A new hourlong special offered via Public Radio Exchange, Generation Putin: Young People and Change in the Former Soviet Union, takes listeners to a few places they might never visit otherwise – including a punk music show in Kazakhstan, the first gay bar in Central Asia and a protest staged by topless radical feminists in Kiev, Ukraine.
The show stems from a grant PRX received in the fall of 2011 from the Open Society Foundations, backed by liberal philanthropist George Soros. OSF was looking to support more international journalism and approached PRX to discuss possibilities.
PRX sought to devote the funds to reporting that would fill gaps in public media’s existing international coverage, and would remain fresh despite the yearlong production cycle anticipated for the project, says John Barth, managing director.
The online marketplace for public radio programing considered Mexico, for example, but decided that the CPB-backed Fronteras collaboration was already covering that area well. Russia, on the other hand, was getting less attention.
As PRX pondered its options, members of the Russian feminist punk band Pussy Riot were imprisoned after making a video of a song critical of President Vladimir Putin. Their persecution prompted protests in Russia and around the world, and sparked an outcry among younger Russians in particular. PRX wanted to examine attitudes among millennials of Eastern Europe, who face an uncertain future as their countries struggle to find footing following the demise of Communist and totalitarian regimes, Barth says.
“You’re looking at a mood ring of the post–Cold War world that these populations are dealing with,” Barth says.
To find its reporters, PRX got in touch with the Common Language Project, a nonprofit multimedia journalism organization based at the University of Washington in Seattle that had previously contributed programs to PRX. Generation Putin producers Jessica Partnow, Sarah Stuteville and Alex Stonehill are all CLP co-founders and share reporting credits for public media outlets including NPR, PRI’s The World, Frontline/World, Living on Earth and Seattle’s KUOW.
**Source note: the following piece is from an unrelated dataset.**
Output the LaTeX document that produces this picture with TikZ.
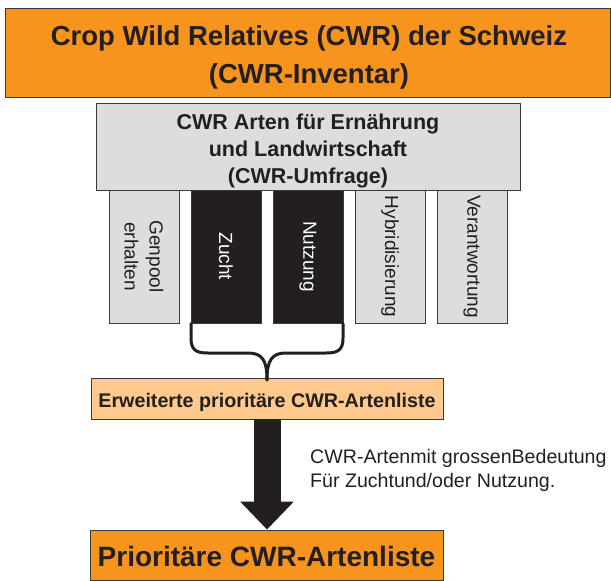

Partnow and Stuteville traveled through Russia, Georgia, Kazakhstan and Ukraine for a month for Generation Putin. They spoke with young Russians whose political alliances varied but who shared an appetite for change and a louder voice in the debates about Russia’s future.
They also found strong affinities between American and Russian youth culture. Patrons of a hipster bar were sporting “skinny jeans and ironic mustaches.” At the punk festival in Kazakhstan, “we might as well have been in Seattle,” Stuteville says in voiceover.
“Except there were horses running around all over the place,” Partnow adds.
PRX recruited On the Media’s Brooke Gladstone to host the program. Her show’s continuing coverage of press freedom and Gladstone’s background as a Moscow-based reporter for NPR aligned well with the editorial focus of Generation Putin. Editor Martha Little, a veteran of Marketplace, Day to Day and Boston’s WBUR, has covered Russia as well.
As of last week, 14 stations had licensed Generation Putin from PRX. The vendor intends for the show to remain timely for a year, Barth says.
PRX also used the OSF grant to support its Global Story Project, an open call for both short- and long-form reports from journalists outside the U.S. It received 200 pitches in response. The resulting stories, which include submissions from India and China, will be available by early next month.